Problem description
Return exactly the lines that run from the beginning through the line containing "months = list(range(1, 43))", both included, and no others.

════════

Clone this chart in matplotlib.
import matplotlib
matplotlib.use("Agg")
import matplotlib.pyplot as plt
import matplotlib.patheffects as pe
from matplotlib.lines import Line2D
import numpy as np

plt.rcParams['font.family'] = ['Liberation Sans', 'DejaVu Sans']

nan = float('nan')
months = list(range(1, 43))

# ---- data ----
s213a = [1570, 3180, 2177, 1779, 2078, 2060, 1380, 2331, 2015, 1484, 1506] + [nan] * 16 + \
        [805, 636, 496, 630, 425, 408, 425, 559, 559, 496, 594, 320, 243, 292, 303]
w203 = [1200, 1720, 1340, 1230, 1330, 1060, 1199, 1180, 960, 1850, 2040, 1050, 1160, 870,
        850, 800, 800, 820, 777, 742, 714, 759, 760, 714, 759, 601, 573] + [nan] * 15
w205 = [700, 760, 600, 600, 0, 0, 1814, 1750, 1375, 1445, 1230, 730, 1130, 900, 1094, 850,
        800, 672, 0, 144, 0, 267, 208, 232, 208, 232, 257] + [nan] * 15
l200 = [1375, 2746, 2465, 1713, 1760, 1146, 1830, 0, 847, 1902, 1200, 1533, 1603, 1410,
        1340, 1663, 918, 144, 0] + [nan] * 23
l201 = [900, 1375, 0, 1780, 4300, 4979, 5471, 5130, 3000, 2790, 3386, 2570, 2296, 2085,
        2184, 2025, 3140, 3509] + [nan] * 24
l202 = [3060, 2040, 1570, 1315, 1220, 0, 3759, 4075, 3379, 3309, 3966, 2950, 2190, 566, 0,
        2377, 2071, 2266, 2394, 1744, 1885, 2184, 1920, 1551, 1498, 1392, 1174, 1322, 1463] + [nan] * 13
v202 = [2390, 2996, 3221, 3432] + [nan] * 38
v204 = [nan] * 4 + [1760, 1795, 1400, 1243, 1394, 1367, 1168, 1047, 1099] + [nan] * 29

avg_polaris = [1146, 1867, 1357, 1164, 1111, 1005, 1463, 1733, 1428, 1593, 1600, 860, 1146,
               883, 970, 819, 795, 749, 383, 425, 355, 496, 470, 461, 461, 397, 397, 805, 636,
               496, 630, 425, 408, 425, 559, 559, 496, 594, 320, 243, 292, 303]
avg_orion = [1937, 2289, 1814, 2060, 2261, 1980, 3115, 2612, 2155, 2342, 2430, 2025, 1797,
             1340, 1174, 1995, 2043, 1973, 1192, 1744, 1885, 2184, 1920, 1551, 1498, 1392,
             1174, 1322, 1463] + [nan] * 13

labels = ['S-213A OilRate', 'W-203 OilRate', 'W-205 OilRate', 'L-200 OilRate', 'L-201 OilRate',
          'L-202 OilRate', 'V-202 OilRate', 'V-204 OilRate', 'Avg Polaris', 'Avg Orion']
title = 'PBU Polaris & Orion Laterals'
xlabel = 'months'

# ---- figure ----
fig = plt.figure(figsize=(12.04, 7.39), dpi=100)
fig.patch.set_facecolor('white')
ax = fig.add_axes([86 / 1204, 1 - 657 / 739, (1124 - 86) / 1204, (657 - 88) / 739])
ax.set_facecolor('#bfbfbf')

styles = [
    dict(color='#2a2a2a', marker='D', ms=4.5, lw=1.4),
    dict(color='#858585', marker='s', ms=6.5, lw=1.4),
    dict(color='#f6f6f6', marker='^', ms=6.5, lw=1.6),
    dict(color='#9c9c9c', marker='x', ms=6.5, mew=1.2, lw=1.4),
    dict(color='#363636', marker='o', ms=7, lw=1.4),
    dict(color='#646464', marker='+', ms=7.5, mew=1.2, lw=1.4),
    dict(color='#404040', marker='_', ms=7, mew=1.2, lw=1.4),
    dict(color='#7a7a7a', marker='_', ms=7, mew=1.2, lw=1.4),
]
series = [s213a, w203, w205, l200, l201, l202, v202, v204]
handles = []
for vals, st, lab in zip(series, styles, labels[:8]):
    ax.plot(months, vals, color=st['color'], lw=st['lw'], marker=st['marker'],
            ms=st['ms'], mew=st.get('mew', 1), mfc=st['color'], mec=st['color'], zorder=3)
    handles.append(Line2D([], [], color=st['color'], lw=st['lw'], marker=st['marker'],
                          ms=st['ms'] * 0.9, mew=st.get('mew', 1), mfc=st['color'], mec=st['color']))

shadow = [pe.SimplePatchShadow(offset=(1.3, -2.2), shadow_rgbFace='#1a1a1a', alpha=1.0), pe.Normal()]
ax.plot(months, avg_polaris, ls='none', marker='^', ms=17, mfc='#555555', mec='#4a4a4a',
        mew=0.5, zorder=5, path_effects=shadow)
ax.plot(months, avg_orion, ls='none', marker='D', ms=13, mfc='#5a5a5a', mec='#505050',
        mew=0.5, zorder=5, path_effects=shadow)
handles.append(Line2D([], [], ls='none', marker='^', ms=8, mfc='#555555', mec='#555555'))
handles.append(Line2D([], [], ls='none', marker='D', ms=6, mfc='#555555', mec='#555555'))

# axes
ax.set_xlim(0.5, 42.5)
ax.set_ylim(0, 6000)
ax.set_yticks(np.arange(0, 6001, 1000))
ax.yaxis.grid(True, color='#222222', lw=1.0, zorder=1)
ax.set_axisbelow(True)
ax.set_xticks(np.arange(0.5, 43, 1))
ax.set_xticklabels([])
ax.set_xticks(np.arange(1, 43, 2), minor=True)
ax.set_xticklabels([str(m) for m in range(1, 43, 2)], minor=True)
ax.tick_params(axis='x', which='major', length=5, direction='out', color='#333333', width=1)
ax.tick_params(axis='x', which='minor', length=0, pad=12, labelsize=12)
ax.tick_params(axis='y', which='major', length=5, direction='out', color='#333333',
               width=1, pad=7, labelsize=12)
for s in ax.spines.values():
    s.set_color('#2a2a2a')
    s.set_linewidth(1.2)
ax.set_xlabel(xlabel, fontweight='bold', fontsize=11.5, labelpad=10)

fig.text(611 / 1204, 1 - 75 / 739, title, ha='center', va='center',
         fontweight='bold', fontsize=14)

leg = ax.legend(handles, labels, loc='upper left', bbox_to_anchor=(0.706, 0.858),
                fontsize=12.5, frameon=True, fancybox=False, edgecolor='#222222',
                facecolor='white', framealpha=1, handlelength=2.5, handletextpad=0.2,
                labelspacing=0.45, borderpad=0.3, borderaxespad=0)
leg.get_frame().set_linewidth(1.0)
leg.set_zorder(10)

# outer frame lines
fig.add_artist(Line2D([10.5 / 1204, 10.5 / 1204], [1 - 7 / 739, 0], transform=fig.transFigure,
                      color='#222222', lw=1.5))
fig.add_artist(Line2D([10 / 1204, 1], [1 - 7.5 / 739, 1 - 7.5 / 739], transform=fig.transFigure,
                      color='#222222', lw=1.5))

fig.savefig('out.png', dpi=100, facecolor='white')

════════

Response to this task
Clone this chart in matplotlib.
import matplotlib
matplotlib.use("Agg")
import matplotlib.pyplot as plt
import matplotlib.patheffects as pe
from matplotlib.lines import Line2D
import numpy as np

plt.rcParams['font.family'] = ['Liberation Sans', 'DejaVu Sans']

nan = float('nan')
months = list(range(1, 43))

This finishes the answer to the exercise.